To bolster his case, he named three groups that have been in the United States a long time — blacks, American Indians and early Mexican Americans — and “have not assimilated to the cultural mainstream as typified by white Americans.” He failed to mention that those groups were subject to decades of institutionalized prejudice that European immigrants did not face to the same degree when they arrived in the United States. Nor did he address the fact that, unlike European immigrants, the groups he cited were either conquered on North American soil or brought unwillingly here from Africa. And he did not discuss any research on how well contemporary immigrants are assimilating; if he had, listeners might have learned about a recent Manhattan Institute study that found that today’s newcomers, while currently less assimilated than their counterparts of 100 years ago, are in fact assimilating at a faster rate than those earlier immigrants.

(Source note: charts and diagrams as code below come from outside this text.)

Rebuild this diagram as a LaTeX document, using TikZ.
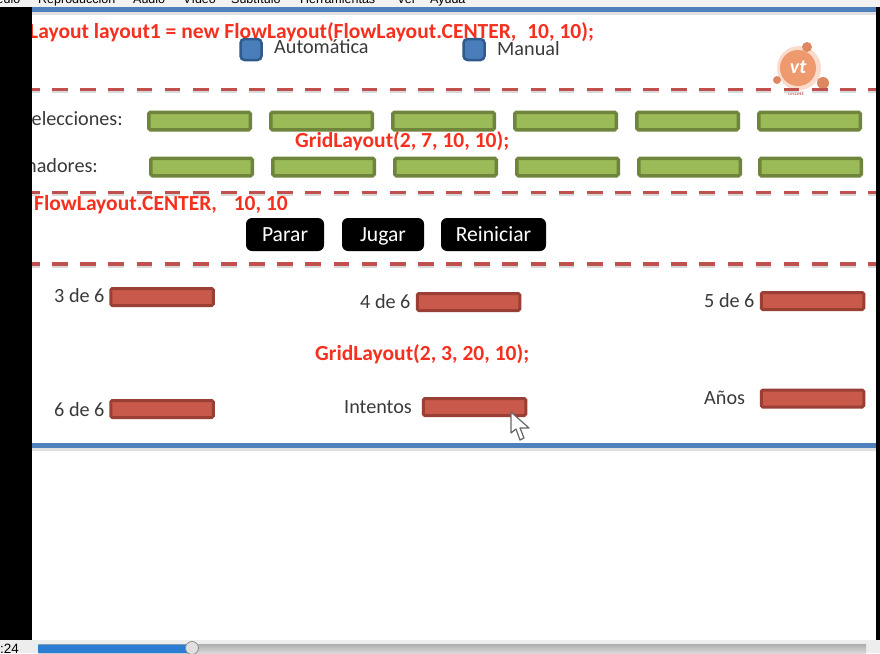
\documentclass[tikz,border=0pt]{standalone}
\usepackage{fontspec}
\setmainfont{Carlito}
\newfontfamily\menufont{Liberation Sans}
\definecolor{barblue}{HTML}{4F81BD}
\definecolor{redfill}{HTML}{C9594B}
\definecolor{redline}{HTML}{9A3F35}
\definecolor{greenfill}{HTML}{9BBB59}
\definecolor{greenline}{HTML}{6F853C}
\definecolor{dashred}{HTML}{C0504D}
\definecolor{boxblue}{HTML}{4A7EBB}
\definecolor{boxblueline}{HTML}{2F5A8C}
\definecolor{codered}{HTML}{F5301E}
\definecolor{labelgray}{HTML}{3A3A3A}
\definecolor{logoorange}{HTML}{EE9A6E}
\definecolor{seekblue}{HTML}{2B7CD3}
\tikzset{
  greenbox/.style={draw=greenline,fill=greenfill,line width=3.5pt,rounded corners=1.5pt,minimum width=101.5pt,minimum height=17.5pt,inner sep=0pt},
  redbox/.style={draw=redline,fill=redfill,line width=3pt,rounded corners=1.5pt,minimum width=102.5pt,minimum height=17pt,inner sep=0pt},
  bluebox/.style={draw=boxblueline,fill=boxblue,line width=2.5pt,rounded corners=4pt,minimum size=21pt,inner sep=0pt},
  blackbtn/.style={fill=black,rounded corners=6pt,minimum height=33pt,inner sep=0pt,text=white,text height=14pt,text depth=0pt,font=\fontsize{21.6}{22}\selectfont},
  codetxt/.style={text=codered,font=\bfseries\fontsize{21.5}{22}\selectfont,inner sep=0pt,anchor=base west},
  lbl/.style={text=labelgray,font=\fontsize{20.2}{21}\selectfont,inner sep=0pt,anchor=base west},
  dashline/.style={draw=dashred,line width=3.4pt,dash pattern=on 15.7pt off 12.44pt,dash phase=8pt},
  dashshadow/.style={draw=black!15,line width=3pt,dash pattern=on 15.7pt off 12.44pt,dash phase=8pt},
  bluebar/.style={draw=barblue,line width=5pt},
  barshadow/.style={draw=black!12,line width=3pt},
  menutxt/.style={font=\menufont\fontsize{12.5}{13}\selectfont,inner sep=0pt,anchor=base west,text=black}
}
\begin{document}
\begin{tikzpicture}[x=1pt,y=-1pt]
\useasboundingbox (0,0) rectangle (880,653);
\fill[white] (0,0) rectangle (880,653);
% menu strip
\fill[black!5] (0,0) rectangle (880,7);
\node[menutxt] (m0) at (-14,3) {Medio};
\node[menutxt] (m1) at (38,3) {Reproducción};
\node[menutxt] (m2) at (133,3) {Audio};
\node[menutxt] (m3) at (183,3) {Vídeo};
\node[menutxt] (m4) at (231,3) {Subtítulo};
\node[menutxt] (m5) at (300,3) {Herramientas};
\node[menutxt] (m6) at (397,3) {Ver};
\node[menutxt] (m7) at (430,3) {Ayuda};
% blue bars
\coordinate (barAl) at (32,9.5); \coordinate (barAr) at (876,9.5);
\coordinate (barBl) at (32,445.5); \coordinate (barBr) at (876,445.5);
\draw[barshadow] ([yshift=-4pt]barAl) -- ([yshift=-4pt]barAr);
\draw[barshadow] ([yshift=-4pt]barBl) -- ([yshift=-4pt]barBr);
\draw[bluebar] (barAl) -- (barAr);
\draw[bluebar] (barBl) -- (barBr);
% logo
\draw[logoorange!60,line width=2pt] (777,80) -- (801,67) (807,47) -- (801,67) (823,83) -- (801,67);
\fill[logoorange!35] (799,68) circle (22);
\fill[logoorange] (798,68) circle (18);
\fill[logoorange!80!redline] (807,47) circle (5);
\fill[logoorange!80!redline] (777,80) circle (4);
\fill[logoorange!80!redline] (823,83) circle (6);
\node[text=white,font=\bfseries\itshape\fontsize{20}{20}\selectfont,inner sep=0pt] (logo) at (798,67) {vt};
\node[text=dashred!80,font=\bfseries\fontsize{5}{5}\selectfont,inner sep=0pt] (logotxt) at (796,94) {ONLINE};
% dashes
\foreach \n/\yy in {a/89.5,b/192.5,c/264}{
  \coordinate (d\n l) at (32,\yy); \coordinate (d\n r) at (876,\yy);
  \draw[dashshadow] ([yshift=-2pt]d\n l) -- ([yshift=-2pt]d\n r);
  \draw[dashline] (d\n l) -- (d\n r);
}
% code text
\node[codetxt] (c1) at (29,38) {Layout layout1 = new FlowLayout(FlowLayout.CENTER,\hspace{6pt} 10, 10);};
\node[codetxt] (c2) at (295,147.5) {GridLayout(2, 7, 10, 10);};
\node[codetxt] (c3) at (34,210) {FlowLayout.CENTER,\hspace{12pt} 10, 10};
\node[codetxt] (c4) at (315,360.5) {GridLayout(2, 3, 20, 10);};
% radios
\node[bluebox] (r1) at (251,49.5) {};
\node[lbl] (r1t) at (274,53) {Automática};
\node[bluebox] (r2) at (474,49.5) {};
\node[lbl] (r2t) at (497,55) {Manual};
% rows
\node[lbl] (s) at (31.5,125) {elecciones:};
\node[lbl] (j) at (26,172) {nadores:};
\foreach \i/\xx in {1/199.5,2/321.5,3/443.5,4/565.5,5/687.5,6/809.5}{
  \node[greenbox] (g\i) at (\xx,121) {};
}
\foreach \i/\xx in {1/201.5,2/323.5,3/445.5,4/567.5,5/689.5,6/810.5}{
  \node[greenbox] (h\i) at (\xx,167) {};
}
% buttons
\node[blackbtn,minimum width=78pt] (b1) at (285,234.5) {Parar};
\node[blackbtn,minimum width=82pt] (b2) at (383,234.5) {Jugar};
\node[blackbtn,minimum width=105pt] (b3) at (493.5,234.5) {Reiniciar};
% red boxes
\node[lbl] (t1) at (54,302) {3 de 6};
\node[redbox] (x1) at (162,297) {};
\node[lbl] (t2) at (360,308) {4 de 6};
\node[redbox] (x2) at (468.5,302) {};
\node[lbl] (t3) at (704,307) {5 de 6};
\node[redbox] (x3) at (812.5,301) {};
\node[lbl] (t4) at (54,416) {6 de 6};
\node[redbox] (x4) at (162,409) {};
\node[lbl] (t5) at (344,413) {Intentos};
\node[redbox] (x5) at (474.5,407) {};
\node[lbl] (t6) at (704,404) {Años};
\node[redbox] (x6) at (812.5,398.5) {};
% cursor
\draw[draw=black!60,fill=white,line width=1.2pt,line join=round]
 (511,412) -- (511,433) -- (516,429) -- (520,440) -- (524,438) -- (520,428) -- (529,428) -- cycle;
% window frame (clips the left of the slide)
\fill[black] (0,7) rectangle (32,640);
\fill[black] (876,7) rectangle (880,640);
% seek bar
\fill[black!7] (0,640) rectangle (880,653);
\shade[top color=black!32,bottom color=black!15] (38,644) rectangle (866,653);
\fill[seekblue,rounded corners=1pt] (38,644.5) rectangle (192,653);
\draw[black!45,fill=black!12,line width=.8pt] (192,648) circle (6.5);
\node[font=\menufont\fontsize{13.5}{14}\selectfont,inner sep=0pt,anchor=base west] (time) at (0,653) {:24};
\end{tikzpicture}
\end{document}
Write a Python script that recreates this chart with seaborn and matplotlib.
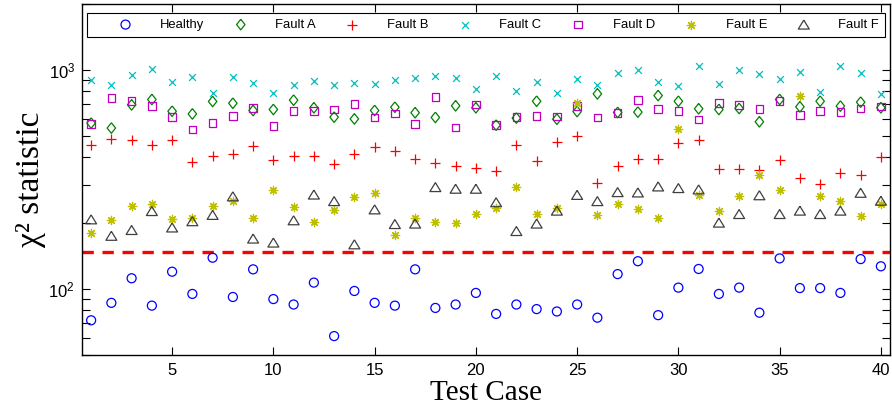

Richwine declined to answer a detailed list of questions E-mailed him by the Hatewatch, saying he didn’t think that the Southern Poverty Law Center would give him “a fair hearing.”

Concern about the intelligence of newcomers to this country is nothing new. The discriminatory immigration quotas adopted in 1924 were aimed at excluding immigrant groups that had supposedly scored low on IQ tests: Italians, Poles, Jews and Russians. (Richwine said he does not support a race-based immigration policy.)

But the “research” on IQs of early 20th century immigrants has not held up — and the racial IQ differences that Richwine posits are likewise disputed. The prominent social scientist James Flynn, who debated Murray in 2006 at AEI, believes that the cause of the black-white IQ gap is environmental, rather than genetic, and can be further reduced by improving the conditions in which black children grow up.

“First, traits other than IQ are very significant to achievement,” he told Hatewatch in an E-mailed response to Richwine’s remarks. “Second, there is no convincing evidence that IQ differences are not environmentally caused. Third, are Hispanics non-European? In any event, they are doing quite well in America compared to many earlier immigrant groups.”